- [SHORT EXERCISE] Starting at the first line of the data, print each line verbatim up to and including the line bearing "const xDecades = [0, 1, 2, 3, 4];", omitting pictures.

- [MATERIAL PROVIDED]

■ ■ ■ ■ ■

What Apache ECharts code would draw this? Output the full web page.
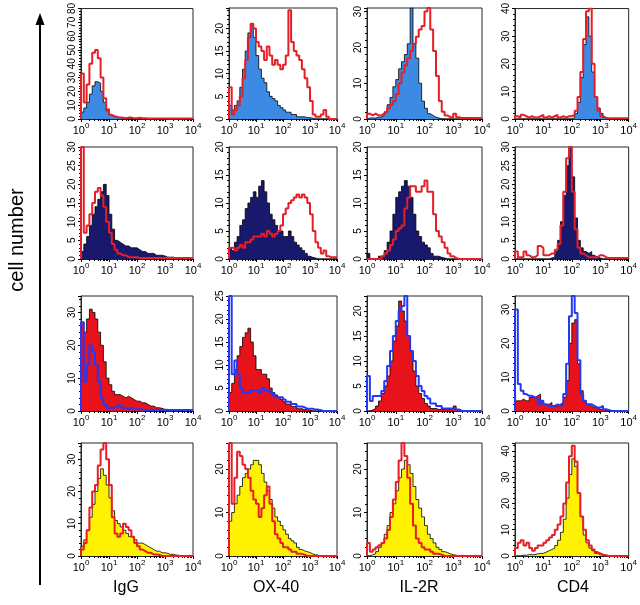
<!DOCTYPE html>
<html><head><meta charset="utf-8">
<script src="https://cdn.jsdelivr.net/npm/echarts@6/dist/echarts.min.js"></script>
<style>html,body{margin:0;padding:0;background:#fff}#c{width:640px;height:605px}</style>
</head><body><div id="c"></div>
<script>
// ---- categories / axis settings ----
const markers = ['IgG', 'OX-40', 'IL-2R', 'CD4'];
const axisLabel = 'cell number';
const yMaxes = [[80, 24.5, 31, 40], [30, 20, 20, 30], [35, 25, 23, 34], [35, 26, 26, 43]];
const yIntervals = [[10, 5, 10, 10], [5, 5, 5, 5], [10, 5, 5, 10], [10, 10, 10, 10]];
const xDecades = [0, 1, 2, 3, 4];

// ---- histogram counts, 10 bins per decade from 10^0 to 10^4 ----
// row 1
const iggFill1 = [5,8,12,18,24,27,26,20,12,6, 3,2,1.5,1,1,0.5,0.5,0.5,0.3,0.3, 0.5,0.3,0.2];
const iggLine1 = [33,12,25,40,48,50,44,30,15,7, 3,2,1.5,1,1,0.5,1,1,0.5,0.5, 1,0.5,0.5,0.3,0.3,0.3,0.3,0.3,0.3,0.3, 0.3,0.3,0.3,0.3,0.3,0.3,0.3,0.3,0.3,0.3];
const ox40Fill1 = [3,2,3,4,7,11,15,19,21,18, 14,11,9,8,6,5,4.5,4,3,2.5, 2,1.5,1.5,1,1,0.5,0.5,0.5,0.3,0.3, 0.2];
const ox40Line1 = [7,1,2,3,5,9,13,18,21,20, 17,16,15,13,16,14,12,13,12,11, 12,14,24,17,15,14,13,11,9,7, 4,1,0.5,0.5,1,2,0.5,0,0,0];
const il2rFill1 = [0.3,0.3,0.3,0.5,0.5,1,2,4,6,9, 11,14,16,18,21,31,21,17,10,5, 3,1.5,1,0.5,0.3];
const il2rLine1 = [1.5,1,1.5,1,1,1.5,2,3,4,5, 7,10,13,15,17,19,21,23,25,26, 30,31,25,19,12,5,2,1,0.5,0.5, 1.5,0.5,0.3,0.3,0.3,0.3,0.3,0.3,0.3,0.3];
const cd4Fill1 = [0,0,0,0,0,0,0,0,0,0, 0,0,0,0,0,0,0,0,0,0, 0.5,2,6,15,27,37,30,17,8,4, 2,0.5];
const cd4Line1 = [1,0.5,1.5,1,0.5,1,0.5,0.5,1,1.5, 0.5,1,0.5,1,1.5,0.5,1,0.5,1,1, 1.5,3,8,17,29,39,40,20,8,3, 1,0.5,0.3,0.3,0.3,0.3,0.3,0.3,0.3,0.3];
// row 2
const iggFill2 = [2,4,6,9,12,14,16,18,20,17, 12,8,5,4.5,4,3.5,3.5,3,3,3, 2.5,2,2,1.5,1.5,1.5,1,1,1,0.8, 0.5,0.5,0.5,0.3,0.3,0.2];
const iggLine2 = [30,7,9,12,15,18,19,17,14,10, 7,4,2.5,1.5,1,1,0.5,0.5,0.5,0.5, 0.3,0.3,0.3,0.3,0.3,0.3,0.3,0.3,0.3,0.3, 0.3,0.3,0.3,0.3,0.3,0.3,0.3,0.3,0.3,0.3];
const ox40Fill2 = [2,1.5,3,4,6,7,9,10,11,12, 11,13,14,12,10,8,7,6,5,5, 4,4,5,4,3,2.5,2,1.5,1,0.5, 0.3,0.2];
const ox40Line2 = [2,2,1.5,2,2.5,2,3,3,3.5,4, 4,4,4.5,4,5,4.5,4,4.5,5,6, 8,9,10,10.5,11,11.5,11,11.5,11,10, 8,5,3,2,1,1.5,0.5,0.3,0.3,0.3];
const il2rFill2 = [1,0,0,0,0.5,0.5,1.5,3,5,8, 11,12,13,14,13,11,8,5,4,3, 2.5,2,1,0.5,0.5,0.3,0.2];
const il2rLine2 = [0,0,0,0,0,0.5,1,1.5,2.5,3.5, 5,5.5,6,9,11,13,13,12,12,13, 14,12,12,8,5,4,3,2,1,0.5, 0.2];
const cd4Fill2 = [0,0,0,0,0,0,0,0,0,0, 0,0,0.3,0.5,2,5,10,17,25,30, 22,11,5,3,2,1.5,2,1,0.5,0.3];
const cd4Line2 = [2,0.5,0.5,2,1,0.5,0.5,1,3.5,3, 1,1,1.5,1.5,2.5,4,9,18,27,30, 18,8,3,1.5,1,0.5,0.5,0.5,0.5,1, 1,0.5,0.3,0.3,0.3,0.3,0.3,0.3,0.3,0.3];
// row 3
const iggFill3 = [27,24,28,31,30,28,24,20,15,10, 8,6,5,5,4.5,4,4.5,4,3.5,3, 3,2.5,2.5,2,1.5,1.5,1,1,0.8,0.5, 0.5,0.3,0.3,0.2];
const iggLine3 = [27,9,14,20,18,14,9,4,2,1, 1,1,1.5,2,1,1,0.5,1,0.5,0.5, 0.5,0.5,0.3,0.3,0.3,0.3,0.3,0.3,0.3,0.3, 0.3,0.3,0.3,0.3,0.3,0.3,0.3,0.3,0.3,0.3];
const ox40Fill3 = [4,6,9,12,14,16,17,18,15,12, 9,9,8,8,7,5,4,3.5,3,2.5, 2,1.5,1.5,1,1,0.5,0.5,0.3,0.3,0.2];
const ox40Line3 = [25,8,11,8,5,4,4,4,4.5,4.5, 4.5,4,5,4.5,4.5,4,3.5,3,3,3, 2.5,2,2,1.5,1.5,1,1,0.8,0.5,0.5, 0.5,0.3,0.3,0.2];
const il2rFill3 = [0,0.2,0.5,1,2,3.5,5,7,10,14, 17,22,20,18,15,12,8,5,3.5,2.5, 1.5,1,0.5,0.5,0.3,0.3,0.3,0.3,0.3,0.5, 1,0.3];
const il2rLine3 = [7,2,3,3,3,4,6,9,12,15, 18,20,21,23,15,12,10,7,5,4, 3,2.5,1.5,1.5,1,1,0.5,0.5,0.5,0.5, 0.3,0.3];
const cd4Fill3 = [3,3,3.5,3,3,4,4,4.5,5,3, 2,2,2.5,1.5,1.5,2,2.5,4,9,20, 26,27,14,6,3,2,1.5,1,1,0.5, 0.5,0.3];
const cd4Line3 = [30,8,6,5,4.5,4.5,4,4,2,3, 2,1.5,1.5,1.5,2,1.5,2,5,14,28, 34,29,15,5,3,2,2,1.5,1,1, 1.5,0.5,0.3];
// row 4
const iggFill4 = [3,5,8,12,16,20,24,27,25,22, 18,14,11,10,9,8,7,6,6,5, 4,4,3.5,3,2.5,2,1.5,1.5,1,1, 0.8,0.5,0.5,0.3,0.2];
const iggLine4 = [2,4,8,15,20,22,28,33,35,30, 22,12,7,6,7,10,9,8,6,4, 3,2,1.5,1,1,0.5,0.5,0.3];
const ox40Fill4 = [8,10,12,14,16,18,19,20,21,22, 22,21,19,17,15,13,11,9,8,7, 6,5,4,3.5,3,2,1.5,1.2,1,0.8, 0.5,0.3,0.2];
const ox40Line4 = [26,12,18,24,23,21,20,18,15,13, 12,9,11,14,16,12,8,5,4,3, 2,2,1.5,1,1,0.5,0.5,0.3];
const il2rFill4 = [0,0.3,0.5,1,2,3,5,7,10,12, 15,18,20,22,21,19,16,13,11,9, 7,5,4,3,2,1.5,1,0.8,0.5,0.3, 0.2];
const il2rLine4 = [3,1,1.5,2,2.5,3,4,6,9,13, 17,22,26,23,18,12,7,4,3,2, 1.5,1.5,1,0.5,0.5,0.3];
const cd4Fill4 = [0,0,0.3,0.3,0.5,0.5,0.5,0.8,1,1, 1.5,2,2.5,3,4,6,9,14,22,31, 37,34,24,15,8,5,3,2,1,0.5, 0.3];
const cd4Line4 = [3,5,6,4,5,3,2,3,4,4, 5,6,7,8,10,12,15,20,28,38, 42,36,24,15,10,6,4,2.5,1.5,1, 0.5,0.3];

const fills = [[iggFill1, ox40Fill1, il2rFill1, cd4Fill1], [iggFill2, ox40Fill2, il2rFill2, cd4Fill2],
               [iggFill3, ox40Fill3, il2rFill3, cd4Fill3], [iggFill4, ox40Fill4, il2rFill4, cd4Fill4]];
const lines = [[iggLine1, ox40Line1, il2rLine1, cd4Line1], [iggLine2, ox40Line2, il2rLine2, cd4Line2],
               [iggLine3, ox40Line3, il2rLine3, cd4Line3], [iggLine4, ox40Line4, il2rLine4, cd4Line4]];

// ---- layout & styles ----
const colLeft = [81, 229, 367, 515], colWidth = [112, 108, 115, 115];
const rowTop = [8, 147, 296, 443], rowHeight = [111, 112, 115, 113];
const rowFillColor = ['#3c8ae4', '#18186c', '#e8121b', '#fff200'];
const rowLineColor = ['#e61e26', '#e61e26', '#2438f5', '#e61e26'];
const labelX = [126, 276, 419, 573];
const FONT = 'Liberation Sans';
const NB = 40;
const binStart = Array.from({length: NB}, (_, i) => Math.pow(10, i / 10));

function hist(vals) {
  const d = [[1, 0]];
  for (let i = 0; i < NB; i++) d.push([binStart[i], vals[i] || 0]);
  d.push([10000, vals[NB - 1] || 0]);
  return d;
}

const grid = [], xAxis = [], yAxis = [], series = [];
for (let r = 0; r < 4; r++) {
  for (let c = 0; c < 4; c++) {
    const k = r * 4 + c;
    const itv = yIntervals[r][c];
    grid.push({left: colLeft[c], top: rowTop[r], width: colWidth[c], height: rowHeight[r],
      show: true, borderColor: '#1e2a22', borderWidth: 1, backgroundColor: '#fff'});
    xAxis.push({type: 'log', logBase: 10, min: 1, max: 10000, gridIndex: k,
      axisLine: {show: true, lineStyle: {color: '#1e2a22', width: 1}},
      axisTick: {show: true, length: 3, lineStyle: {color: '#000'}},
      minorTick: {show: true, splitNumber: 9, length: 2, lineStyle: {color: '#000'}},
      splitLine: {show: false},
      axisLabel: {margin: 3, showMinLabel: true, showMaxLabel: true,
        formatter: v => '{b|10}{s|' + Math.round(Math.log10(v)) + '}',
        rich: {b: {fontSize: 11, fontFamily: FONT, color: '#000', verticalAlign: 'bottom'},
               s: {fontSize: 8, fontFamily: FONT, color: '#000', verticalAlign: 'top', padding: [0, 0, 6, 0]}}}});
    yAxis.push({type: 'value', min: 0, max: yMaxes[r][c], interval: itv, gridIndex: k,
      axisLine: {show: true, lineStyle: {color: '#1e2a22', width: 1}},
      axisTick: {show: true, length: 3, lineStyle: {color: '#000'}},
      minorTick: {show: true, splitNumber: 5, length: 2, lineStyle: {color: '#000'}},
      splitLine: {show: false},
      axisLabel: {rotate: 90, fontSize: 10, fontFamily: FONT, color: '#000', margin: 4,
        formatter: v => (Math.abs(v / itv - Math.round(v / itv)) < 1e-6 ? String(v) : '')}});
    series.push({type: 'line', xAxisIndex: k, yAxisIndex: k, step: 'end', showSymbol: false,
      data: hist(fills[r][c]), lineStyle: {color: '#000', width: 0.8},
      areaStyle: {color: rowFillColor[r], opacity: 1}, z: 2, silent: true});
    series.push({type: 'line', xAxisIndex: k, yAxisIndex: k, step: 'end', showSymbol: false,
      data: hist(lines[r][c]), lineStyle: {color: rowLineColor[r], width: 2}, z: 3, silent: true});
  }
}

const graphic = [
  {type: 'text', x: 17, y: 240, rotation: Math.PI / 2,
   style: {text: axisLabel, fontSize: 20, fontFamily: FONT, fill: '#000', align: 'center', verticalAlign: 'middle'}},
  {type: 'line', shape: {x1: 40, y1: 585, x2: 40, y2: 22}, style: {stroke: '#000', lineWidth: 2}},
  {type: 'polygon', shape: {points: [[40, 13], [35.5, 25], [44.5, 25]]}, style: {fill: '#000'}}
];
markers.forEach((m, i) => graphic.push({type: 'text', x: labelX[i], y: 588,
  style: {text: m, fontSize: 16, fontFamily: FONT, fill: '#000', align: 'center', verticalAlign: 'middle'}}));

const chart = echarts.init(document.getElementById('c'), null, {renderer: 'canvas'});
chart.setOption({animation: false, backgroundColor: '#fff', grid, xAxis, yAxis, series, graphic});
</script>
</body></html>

■ ■ ■ ■ ■

- [RESPONSE BELOW]
What Apache ECharts code would draw this? Output the full web page.
<!DOCTYPE html>
<html><head><meta charset="utf-8">
<script src="https://cdn.jsdelivr.net/npm/echarts@6/dist/echarts.min.js"></script>
<style>html,body{margin:0;padding:0;background:#fff}#c{width:640px;height:605px}</style>
</head><body><div id="c"></div>
<script>
// ---- categories / axis settings ----
const markers = ['IgG', 'OX-40', 'IL-2R', 'CD4'];
const axisLabel = 'cell number';
const yMaxes = [[80, 24.5, 31, 40], [30, 20, 20, 30], [35, 25, 23, 34], [35, 26, 26, 43]];
const yIntervals = [[10, 5, 10, 10], [5, 5, 5, 5], [10, 5, 5, 10], [10, 10, 10, 10]];
const xDecades = [0, 1, 2, 3, 4];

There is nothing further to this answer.